Transcribe every line exactly. Leave the pictures behind.
-*-*-
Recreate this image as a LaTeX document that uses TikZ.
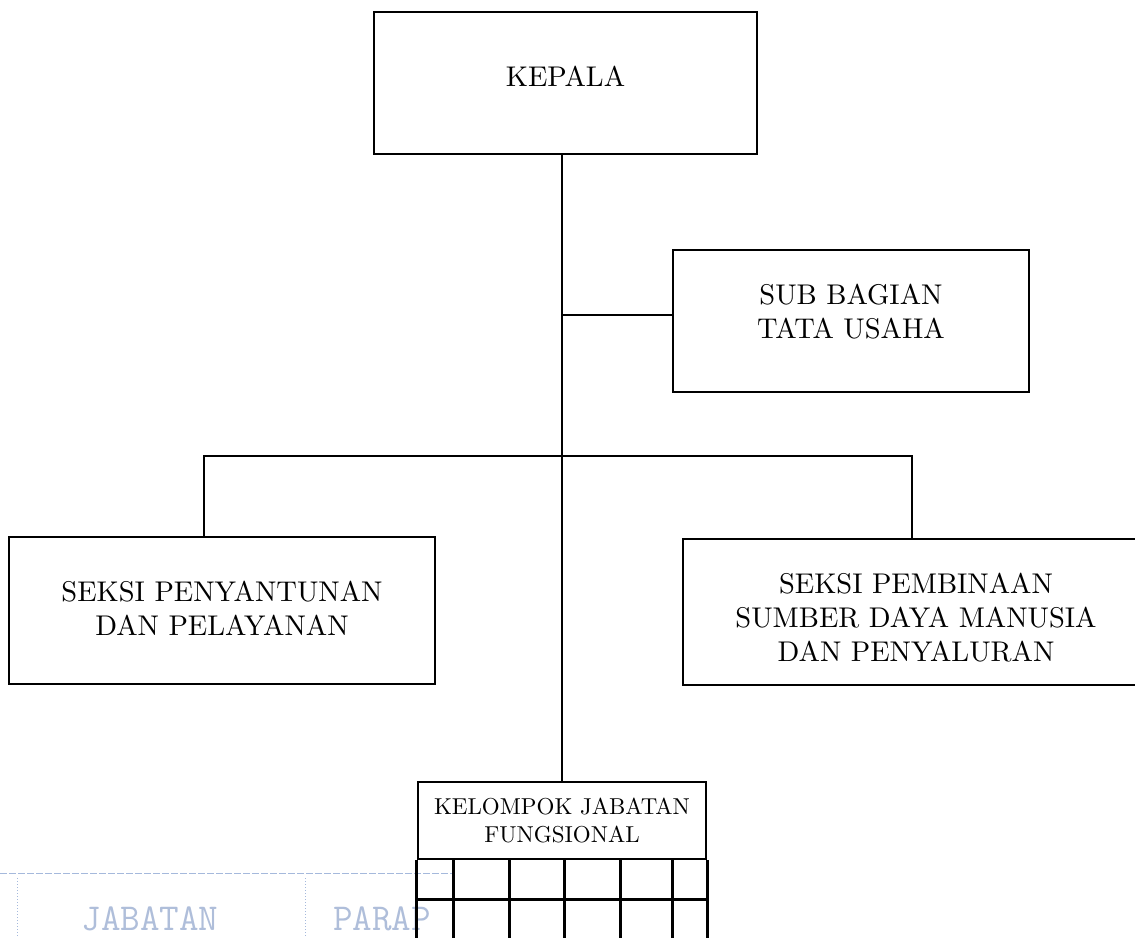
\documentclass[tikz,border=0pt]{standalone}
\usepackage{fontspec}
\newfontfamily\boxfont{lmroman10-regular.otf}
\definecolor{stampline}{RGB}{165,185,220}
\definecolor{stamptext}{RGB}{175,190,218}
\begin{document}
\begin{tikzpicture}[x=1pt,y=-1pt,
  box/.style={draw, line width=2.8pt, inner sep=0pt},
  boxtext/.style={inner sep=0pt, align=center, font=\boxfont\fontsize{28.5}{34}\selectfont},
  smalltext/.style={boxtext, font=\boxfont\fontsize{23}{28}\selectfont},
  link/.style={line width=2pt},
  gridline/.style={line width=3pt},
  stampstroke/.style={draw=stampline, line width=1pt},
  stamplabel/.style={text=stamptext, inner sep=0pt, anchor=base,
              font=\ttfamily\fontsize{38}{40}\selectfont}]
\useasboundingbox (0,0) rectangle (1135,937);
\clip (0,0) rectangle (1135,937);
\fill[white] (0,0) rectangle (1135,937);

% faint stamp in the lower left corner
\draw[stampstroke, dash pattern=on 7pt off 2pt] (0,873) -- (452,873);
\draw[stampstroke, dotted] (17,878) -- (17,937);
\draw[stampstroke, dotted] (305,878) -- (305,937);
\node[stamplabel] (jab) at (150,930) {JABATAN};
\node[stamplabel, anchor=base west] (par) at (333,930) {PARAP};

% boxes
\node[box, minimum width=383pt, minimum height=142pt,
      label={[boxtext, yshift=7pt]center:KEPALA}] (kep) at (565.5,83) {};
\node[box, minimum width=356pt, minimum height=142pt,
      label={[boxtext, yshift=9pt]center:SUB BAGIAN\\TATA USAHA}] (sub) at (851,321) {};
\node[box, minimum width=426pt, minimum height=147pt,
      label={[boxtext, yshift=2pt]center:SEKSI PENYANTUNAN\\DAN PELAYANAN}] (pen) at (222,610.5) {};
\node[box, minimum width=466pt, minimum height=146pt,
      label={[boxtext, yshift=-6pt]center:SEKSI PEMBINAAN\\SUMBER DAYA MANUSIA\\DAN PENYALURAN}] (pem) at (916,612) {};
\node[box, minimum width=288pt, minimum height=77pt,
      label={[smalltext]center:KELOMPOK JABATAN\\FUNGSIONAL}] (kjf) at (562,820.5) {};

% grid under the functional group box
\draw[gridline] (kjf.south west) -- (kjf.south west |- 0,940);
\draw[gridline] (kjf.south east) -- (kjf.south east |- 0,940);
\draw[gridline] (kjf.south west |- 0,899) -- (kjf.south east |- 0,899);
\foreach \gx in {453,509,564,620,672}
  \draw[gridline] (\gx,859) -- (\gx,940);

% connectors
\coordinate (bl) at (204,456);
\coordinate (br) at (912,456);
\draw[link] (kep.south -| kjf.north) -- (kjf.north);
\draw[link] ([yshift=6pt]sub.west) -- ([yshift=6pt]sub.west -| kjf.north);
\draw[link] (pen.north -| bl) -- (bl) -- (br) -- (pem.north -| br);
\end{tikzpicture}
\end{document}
-*-*-
Response to the exercise:
Recreate this image as a LaTeX document that uses TikZ.
\documentclass[tikz,border=0pt]{standalone}
\usepackage{fontspec}
\newfontfamily\boxfont{lmroman10-regular.otf}
\definecolor{stampline}{RGB}{165,185,220}
\definecolor{stamptext}{RGB}{175,190,218}
\begin{document}
\begin{tikzpicture}[x=1pt,y=-1pt,
  box/.style={draw, line width=2.8pt, inner sep=0pt},
  boxtext/.style={inner sep=0pt, align=center, font=\boxfont\fontsize{28.5}{34}\selectfont},
  smalltext/.style={boxtext, font=\boxfont\fontsize{23}{28}\selectfont},
  link/.style={line width=2pt},
  gridline/.style={line width=3pt},
  stampstroke/.style={draw=stampline, line width=1pt},
  stamplabel/.style={text=stamptext, inner sep=0pt, anchor=base,
              font=\ttfamily\fontsize{38}{40}\selectfont}]
\useasboundingbox (0,0) rectangle (1135,937);
\clip (0,0) rectangle (1135,937);
\fill[white] (0,0) rectangle (1135,937);

% faint stamp in the lower left corner
\draw[stampstroke, dash pattern=on 7pt off 2pt] (0,873) -- (452,873);
\draw[stampstroke, dotted] (17,878) -- (17,937);
\draw[stampstroke, dotted] (305,878) -- (305,937);
\node[stamplabel] (jab) at (150,930) {JABATAN};
\node[stamplabel, anchor=base west] (par) at (333,930) {PARAP};

% boxes
\node[box, minimum width=383pt, minimum height=142pt,
      label={[boxtext, yshift=7pt]center:KEPALA}] (kep) at (565.5,83) {};
\node[box, minimum width=356pt, minimum height=142pt,
      label={[boxtext, yshift=9pt]center:SUB BAGIAN\\TATA USAHA}] (sub) at (851,321) {};
\node[box, minimum width=426pt, minimum height=147pt,
      label={[boxtext, yshift=2pt]center:SEKSI PENYANTUNAN\\DAN PELAYANAN}] (pen) at (222,610.5) {};
\node[box, minimum width=466pt, minimum height=146pt,
      label={[boxtext, yshift=-6pt]center:SEKSI PEMBINAAN\\SUMBER DAYA MANUSIA\\DAN PENYALURAN}] (pem) at (916,612) {};
\node[box, minimum width=288pt, minimum height=77pt,
      label={[smalltext]center:KELOMPOK JABATAN\\FUNGSIONAL}] (kjf) at (562,820.5) {};

% grid under the functional group box
\draw[gridline] (kjf.south west) -- (kjf.south west |- 0,940);
\draw[gridline] (kjf.south east) -- (kjf.south east |- 0,940);
\draw[gridline] (kjf.south west |- 0,899) -- (kjf.south east |- 0,899);
\foreach \gx in {453,509,564,620,672}
  \draw[gridline] (\gx,859) -- (\gx,940);

% connectors
\coordinate (bl) at (204,456);
\coordinate (br) at (912,456);
\draw[link] (kep.south -| kjf.north) -- (kjf.north);
\draw[link] ([yshift=6pt]sub.west) -- ([yshift=6pt]sub.west -| kjf.north);
\draw[link] (pen.north -| bl) -- (bl) -- (br) -- (pem.north -| br);
\end{tikzpicture}
\end{document}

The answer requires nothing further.